News for the week of September 8, 2015

Lab & Classroom Schedule

The LMC Reservations Calendar is best viewed in Google, but a smaller version of the calendar may also be viewed in Edline here.

September 8-September 11 includes:
    • Novels with Mrs. Flanagan
    • Photo II with Mrs Mock
    • SIP Team
    • Instructional Reading and Writing with Dr. Franklin
    • World History teachers planning meeting
    • ELL Screener
    • Anatomy & Physiology with Ms. Wheeler

    If your plans have changed, please send an email A.S.A.P. Thank you.

    Passes Per. 9

    Study hall teachers--please continue to wait to initial any LMC passes for students in your study hall until you receive a call from Teresa or me telling you how many computers are open. We need time to seat and count everyone visiting for library day before the parade of passes begins. We will do our best to call within five minutes of the bell. If we do not call you right away, it is likely because we are on the phone or helping students get settled.

    Thank you for your support!

    Please call 4115

    Just a reminder that our phone extensions changed last year:

    • 4115 is the circulation desk and both Teresa and Ann Marie have regular shifts there every day. Most questions should go to 4115, such as those about student attendance, passes, computer availability, and book titles.
    • 4112 is Ann Marie's desk in the back office
    • 4110 is Teresa's desk in the back office

    Are you the next great author?

    On September 4, WNIJ announced the return of the "Three Minute Fiction" contest. Do you have an amazing short, short story to tell? The deadline to submit your 500-600 word fiction is September 20. Author GK Wuori will select the winners and the authors will be invited to read their stories on the air the week of October 5. Visit northernpublicradio.org for details. Good luck!

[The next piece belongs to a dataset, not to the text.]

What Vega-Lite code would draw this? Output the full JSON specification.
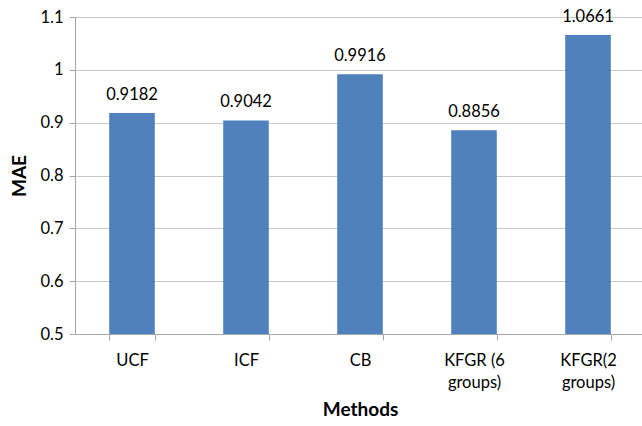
{
  "$schema": "https://vega.github.io/schema/vega-lite/v6.json",
  "autosize": "none",
  "width": 570,
  "height": 317,
  "padding": {"left": 75, "top": 17, "right": 0, "bottom": 92},
  "background": "white",
  "config": {
    "font": "Lato",
    "view": {"stroke": null},
    "axis": {
      "labelFont": "Lato",
      "labelFontSize": 16.5,
      "labelColor": "#000000",
      "titleFont": "Lato",
      "titleFontSize": 19,
      "titleFontWeight": "bold",
      "titleColor": "#000000",
      "domainColor": "#A6A6A6",
      "tickColor": "#A6A6A6",
      "gridColor": "#C8C8C8"
    }
  },
  "data": {
    "values": [
      {"method": "UCF", "mae": 0.9182},
      {"method": "ICF", "mae": 0.9042},
      {"method": "CB", "mae": 0.9916},
      {"method": "KFGR (6 groups)", "mae": 0.8856},
      {"method": "KFGR(2 groups)", "mae": 1.0661}
    ]
  },
  "encoding": {
    "x": {
      "field": "method",
      "type": "nominal",
      "sort": null,
      "scale": {"paddingInner": 0.6, "paddingOuter": 0.3},
      "axis": {
        "title": "Methods",
        "titlePadding": 10,
        "labelAngle": 0,
        "labelPadding": 12,
        "labelLineHeight": 22,
        "tickSize": 6,
        "tickBand": "extent",
        "grid": false,
        "labelExpr": "indexof(datum.label, ' groups') > 0 ? [slice(datum.label, 0, indexof(datum.label, ' groups')), 'groups)'] : datum.label"
      }
    },
    "y": {
      "field": "mae",
      "type": "quantitative",
      "scale": {"domain": [0.5, 1.1], "nice": false, "zero": false},
      "axis": {
        "title": "MAE",
        "values": [0.5, 0.6, 0.7, 0.8, 0.9, 1.0, 1.1],
        "labelExpr": "format(datum.value, '.1~f')",
        "tickSize": 6,
        "labelPadding": 6,
        "titlePadding": 10,
        "grid": true
      }
    }
  },
  "layer": [
    {"mark": {"type": "bar", "color": "#4F81BD", "clip": true}},
    {
      "mark": {"type": "text", "dy": -13, "baseline": "alphabetic", "fontSize": 16.5, "font": "Lato", "color": "#000000"},
      "encoding": {"text": {"field": "mae", "type": "quantitative", "format": ".4f"}}
    }
  ]
}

    10th Annual Decatur (GA) Book Festival, Labor Day Weekend

    Best part about book festivals? Authors! There's nothing like hundreds of writers appearing on 20 stages over three days.

    Here are my highlights of the 10th Annual Decatur (GA) Book Festival:


    • 2:00 Saturday: Delilah S. Dawson and Matt De La Peña discussed survival skills in current YA fiction. De La Peña's novels are already a big hit at RTHS, especially among the classes of 2017 and 2018, with Mexican WhiteBoy being the favorite. De La Peña said the best quote I heard, in reference to suburban librarians he'd met who didn't buy his books because they didn't have "those students" in their schools. He replied, "Oh yeah, I get what you're saying. I'm sure you do have a lot of wizards in your schools, though?" De La Peña's personal story is interesting and I think we have students who identify with him.


    • 3:00 Saturday: During a session called "Mountain Vengeance," Julia Keller and Brian Panowich (pictured above) discussed and argued about the implications of setting, culture, and history in their crime/mystery novels. I learned that authors bristle at generalized labels like "Southern Writers" or "Appalachian Noir" as reviewers try to describe plots in quick reviews. I will start the first two books in Keller's series this weekend, and I finished Panowich's Bull Mountain on the plane last night. Let me know if you'd like to borrow it!


    • 4:00 Saturday: As I stood in line for Julia Keller's signing, I read the blurb on the back cover about her years writing for the Chicago Tribune. I asked her if she won her Pulitzer Prize for a series about the Plainfield tornado, but it was the Utica tornado. She was surprised to find someone at the festival who knew where Utica is! The stories may be found here and they are well worth your time if you missed their publication in the Trib.

    My friend Annie and I went to the DBF to hear Greg Iles, but De La Peña and Julia Keller are the authors I keep thinking about days later.